I recently published a blog post where I described an algorithm for computing the similarity between two datasets. (See https://jamesmccaffreyblog.com/2021/03/10/computing-the-similarity-of-two-datasets/) More precisely, the algorithm computes the divergence (asymmetric dissimilarity) between two datasets. Based on comments from two of my colleagues (Ziqi M, and KC T), I made an improvement to my algorithm.
If you don’t know this problem, it’s much more difficult than you’d expect. You have to worry about unequal dataset sizes, non-numeric data, and you can’t directly compare all items in two different datasets because that is O(n^2).

Demo run of the improved algorithm that uses a latent dim larger than 1.
My original algorithm to compare a reference dataset P with an other dataset Q starts by training an autoencoder on the P dataset, where the autoencoder reduces each data item to a single latent variable (so the latent dim = 1). Suppose P has 10,000 data items and Q has 1,000 data items. Next, you run each P data item through the encoder, giving you 10,000 values, each between 0.0 and 1.0. Using these, you create a frequency vector of the percentage of P items between [0.0, 0.10), [0.1, 0.2), . . (0.9, 1.0], so the frequency vector has len = 10.
Then you run each of the 1,000 Q items through the encoder, get their latent values, and use them to construct a second frequency vector.
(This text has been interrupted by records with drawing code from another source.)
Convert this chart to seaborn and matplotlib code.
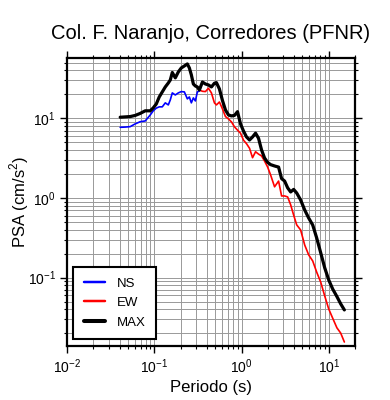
import numpy as np
import pandas as pd
import seaborn as sns
import matplotlib.pyplot as plt
from matplotlib.lines import Line2D

# periods (s) and spectral accelerations (cm/s^2)
periodo = [0.0407, 0.0464, 0.053, 0.0605, 0.069, 0.0788, 0.090, 0.0974, 0.1055, 0.1141,
           0.1236, 0.1338, 0.1449, 0.1527, 0.161, 0.1743, 0.1887, 0.2043, 0.2213, 0.2395,
           0.2525, 0.2662, 0.2807, 0.296, 0.312, 0.329, 0.3565, 0.3857, 0.4177, 0.452,
           0.4894, 0.516, 0.5585, 0.605, 0.655, 0.709, 0.7675, 0.831, 0.900, 0.974,
           1.055, 1.141, 1.236, 1.338, 1.449, 1.568, 1.698, 1.838, 1.99, 2.154,
           2.393, 2.66, 2.88, 3.12, 3.38, 3.66, 3.96, 4.29, 4.76, 5.30,
           5.89, 6.55, 7.28, 8.09, 8.99, 10.0, 11.1, 12.4, 13.7, 15.1]
ns = [7.7, 7.75, 7.85, 8.5, 9.05, 9.25, 11.0, 12.4, 13.4, 13.9,
      13.9, 15.6, 14.7, 17.0, 20.8, 19.6, 20.8, 21.6, 21.4, 17.5,
      18.5, 15.6, 18.0, 16.5, 21.4, 22.0, 28.5, 26.9, 26.2, 24.7,
      27.5, 28.0, 23.3, 16.7, 12.7, 11.0, 10.7, 10.85, 12.1, 8.5,
      6.9, 5.83, 5.34, 5.83, 6.5, 5.6, 4.0, 3.17, 2.8, 2.62,
      2.52, 2.44, 1.75, 1.63, 1.34, 1.19, 1.28, 1.155, 0.944, 0.707,
      0.56, 0.458, 0.314, 0.205, 0.133, 0.0935, 0.072, 0.058, 0.047, 0.0394]
ew = [10.3, 10.4, 10.5, 10.85, 11.5, 12.4, 12.4, 13.5, 15.1, 18.5,
      21.4, 24.7, 27.7, 30.2, 37.5, 32.1, 38.1, 42.8, 45.3, 48.0,
      42.8, 35.0, 26.9, 25.4, 24.7, 22.6, 21.8, 21.6, 23.8, 20.8,
      15.6, 14.7, 16.0, 13.1, 10.5, 9.8, 9.0, 7.8, 7.1, 6.5,
      5.3, 4.8, 4.2, 3.2, 3.8, 3.55, 3.37, 2.9, 2.45, 1.95,
      1.38, 1.63, 1.06, 1.06, 1.03, 0.82, 0.61, 0.46, 0.397, 0.257,
      0.193, 0.162, 0.117, 0.088, 0.059, 0.0404, 0.031, 0.0235, 0.0202, 0.0156]
componentes = ['NS', 'EW', 'MAX']
colores = {'NS': '#0000ff', 'EW': '#ff0000', 'MAX': '#000000'}
grosores = {'NS': 1.2, 'EW': 1.2, 'MAX': 2.3}

maximo = np.maximum(ns, ew)
df = pd.concat([
    pd.DataFrame({'Periodo': periodo, 'PSA': ns, 'comp': 'NS'}),
    pd.DataFrame({'Periodo': periodo, 'PSA': ew, 'comp': 'EW'}),
    pd.DataFrame({'Periodo': periodo, 'PSA': maximo, 'comp': 'MAX'}),
])

sns.set_style('ticks')
plt.rcParams['font.family'] = ['Liberation Sans', 'DejaVu Sans']
plt.rcParams['mathtext.fontset'] = 'custom'
plt.rcParams['mathtext.rm'] = 'Liberation Sans'
plt.rcParams['text.color'] = 'black'
plt.rcParams['axes.labelcolor'] = 'black'

fig = plt.figure(figsize=(3.9, 4.0), dpi=100)
ax = fig.add_axes([0.1718, 0.135, 0.7385, 0.72])

sns.lineplot(data=df, x='Periodo', y='PSA', hue='comp', size='comp',
             hue_order=componentes, palette=colores, sizes=grosores,
             legend=False, ax=ax)
ax.set_xscale('log')
ax.set_yscale('log')
ax.set_xlim(0.01, 20)
ax.set_ylim(0.0139, 57)

ax.grid(True, which='both', color='#999999', linewidth=0.7)
ax.set_axisbelow(True)
for s in ax.spines.values():
    s.set_linewidth(1.6)
    s.set_color('black')
ax.tick_params(which='both', direction='out', top=True, right=True, labelsize=10,
               colors='black', labelcolor='black')
ax.tick_params(which='major', length=5, width=1, pad=3)
ax.tick_params(which='minor', length=2.5, width=0.8)

ax.set_xlabel('Periodo (s)', fontsize=12, labelpad=3)
ax.set_ylabel('PSA (cm/s$^2$)', fontsize=12)
ax.yaxis.set_label_coords(-0.125, 0.5)
ax.set_title('Col. F. Naranjo, Corredores (PFNR)', fontsize=14.5, pad=14, color='black')

handles = [Line2D([], [], color=colores[c], linewidth=grosores[c] + 0.6) for c in componentes]
leg = ax.legend(handles, componentes, loc='lower left', bbox_to_anchor=(0.021, 0.024),
                borderaxespad=0, fancybox=False, framealpha=1, edgecolor='black',
                fontsize=9.5, handlelength=1.6, handletextpad=0.9, labelspacing=0.55,
                borderpad=0.8)
leg.get_frame().set_linewidth(1.5)
leg.set_zorder(5)

fig.savefig('out.png', dpi=100)
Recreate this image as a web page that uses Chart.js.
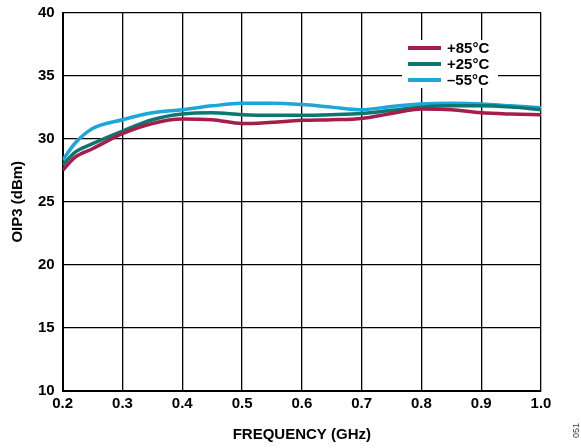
<!DOCTYPE html>
<html>
<head>
<meta charset="utf-8">
<script src="https://cdn.jsdelivr.net/npm/chart.js@4/dist/chart.umd.min.js"></script>
<style>
  html, body { margin: 0; padding: 0; background: #fff; }
  #wrap { position: relative; width: 581px; height: 448px; }
  #tag {
    position: absolute; left: 571px; top: 438px;
    font: 9px "Liberation Sans", Arial, sans-serif; color: #444;
    transform: rotate(-90deg); transform-origin: left top;
  }
</style>
</head>
<body>
<div id="wrap">
  <canvas id="myChart" width="581" height="448"></canvas>
  <div id="tag">051</div>
</div>
<script>
const freqs = [0.2, 0.22, 0.25, 0.3, 0.35, 0.4, 0.45, 0.5, 0.55, 0.6, 0.65, 0.7, 0.75, 0.8, 0.85, 0.9, 0.95, 1.0];
const hot = [27.5, 28.5, 29.2, 30.4, 31.2, 31.55, 31.5, 31.2, 31.3, 31.45, 31.5, 31.6, 32.0, 32.35, 32.3, 32.05, 31.95, 31.9];
const room = [27.9, 28.9, 29.6, 30.6, 31.5, 31.95, 32.05, 31.9, 31.85, 31.85, 31.9, 32.0, 32.25, 32.5, 32.6, 32.6, 32.5, 32.3];
const cold = [28.3, 29.6, 30.8, 31.5, 32.05, 32.3, 32.6, 32.8, 32.8, 32.7, 32.5, 32.3, 32.55, 32.75, 32.8, 32.75, 32.6, 32.45];
const seriesLabels = ['+85°C', '+25°C', '\u201355°C'];
const seriesColors = ['#a51d4b', '#0b7770', '#1ca6d9'];

const font = { family: '"Liberation Sans", Arial, sans-serif', size: 15, weight: 'bold' };

const toPoints = (vals) => freqs.map((f, i) => ({ x: f, y: vals[i] }));

// legend drawn inside the plot, on a white box
const boxLegend = {
  id: 'boxLegend',
  afterDatasetsDraw(chart) {
    const { ctx } = chart;
    const x0 = 402, y0 = 40;
    ctx.save();
    ctx.fillStyle = '#fff';
    ctx.fillRect(x0, y0, 96, 48);
    ctx.font = `bold 15px ${font.family}`;
    ctx.textBaseline = 'middle';
    chart.data.datasets.forEach((ds, i) => {
      const y = y0 + 8 + i * 16;
      ctx.strokeStyle = ds.borderColor;
      ctx.lineWidth = 4;
      ctx.beginPath();
      ctx.moveTo(x0 + 6, y);
      ctx.lineTo(x0 + 39, y);
      ctx.stroke();
      ctx.fillStyle = '#000';
      ctx.fillText(ds.label, x0 + 45, y + 1);
    });
    ctx.restore();
  },
};

new Chart(document.getElementById('myChart'), {
  type: 'line',
  data: {
    datasets: [hot, room, cold].map((vals, i) => ({
      label: seriesLabels[i],
      data: toPoints(vals),
      borderColor: seriesColors[i],
      borderWidth: 3.5,
      pointRadius: 0,
      fill: false,
      cubicInterpolationMode: 'monotone',
    })),
  },
  options: {
    responsive: false,
    animation: false,
    layout: { padding: { left: 9, right: 40, top: 11, bottom: 4 } },
    plugins: { legend: { display: false }, tooltip: { enabled: false } },
    scales: {
      x: {
        type: 'linear',
        min: 0.2,
        max: 1.0,
        ticks: { stepSize: 0.1, color: '#000', font, padding: 4, callback: (v) => v.toFixed(1), maxRotation: 0 },
        grid: { color: '#000', lineWidth: 1.3, drawTicks: false },
        border: { color: '#000', width: 2 },
        title: { display: true, text: 'FREQUENCY (GHz)', color: '#000', font, padding: { top: 9, bottom: 0 } },
      },
      y: {
        min: 10,
        max: 40,
        ticks: { stepSize: 5, color: '#000', font: { ...font, lineHeight: 0.6 }, padding: 8 },
        grid: { color: '#000', lineWidth: 1.3, drawTicks: false },
        border: { color: '#000', width: 2 },
        title: { display: true, text: 'OIP3 (dBm)', color: '#000', font, padding: { top: 0, bottom: 3 } },
      },
    },
  },
  plugins: [boxLegend],
});
</script>
</body>
</html>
At this point you have two frequency vectors that look something like:
P: [0.100, 0.125, . . . 0.090] Q: [0.008, 0.140, . . . 0.105]
If the two datasets are similar, the frequency values in each bin will be close to each other, but if the two datasets are different, the frequency array values will be different.
The last step of the original algorithm is to compute the similarity/difference between the two frequency vectors using Kullback-Leibler divergence. This KL value is a measure of how dissimilar the two datasets are, where a small KL value means the datasets are similar and larger values mean more dissimilar. The value is a divergence instead of a distance because KL(P,Q) != KL(Q,P) in general.
My colleagues suggested that I increase the latent dimension from 1 to a larger value. The thought is that a single value might not be enough to represent a complex data item. So, that’s what I did.
I coded up a demo using 10,000 MNIST data items as the P dataset and 1,000 randomly selected items from P as the Q dataset. I used a latent dim = 4 and sigmoid activation so each data item is represented by a vector with 4 values between 0.0 and 1.0. This leads to 4 frequency vectors for P and 4 frequency vectors for Q, which in turn leads to 4 KL values, where each value is the divergence on one of the 4 latent variables, for example:
0.01538 0.03433 0.02568 0.04014
In the original algorithm, there was only one KL value so that was the similarity result. With a larger latent dim, the question is whether to interpret the four KL values as the result, or combine the four KL values by computing their simple average (0.0289) or perhaps the average of squared differences from 0. Both approaches could be useful depending on the problem scenario.
The next step in this mini-project will be to run some experiments. I’m imagining that I can start with some dataset P, and then programmatically create different Q datasets that add increasing amounts of randomness. The divergence metric(s) should increase as the amount of randomness in Q increases. Well, we’ll see.
Good fun.

For some reason, exploring algorithms for dataset similarity reminds me of when I was first learning computer science and I was exploring different sorting algorithms such as insertion sort, selection sort, quick sort, and of course, bubble sort.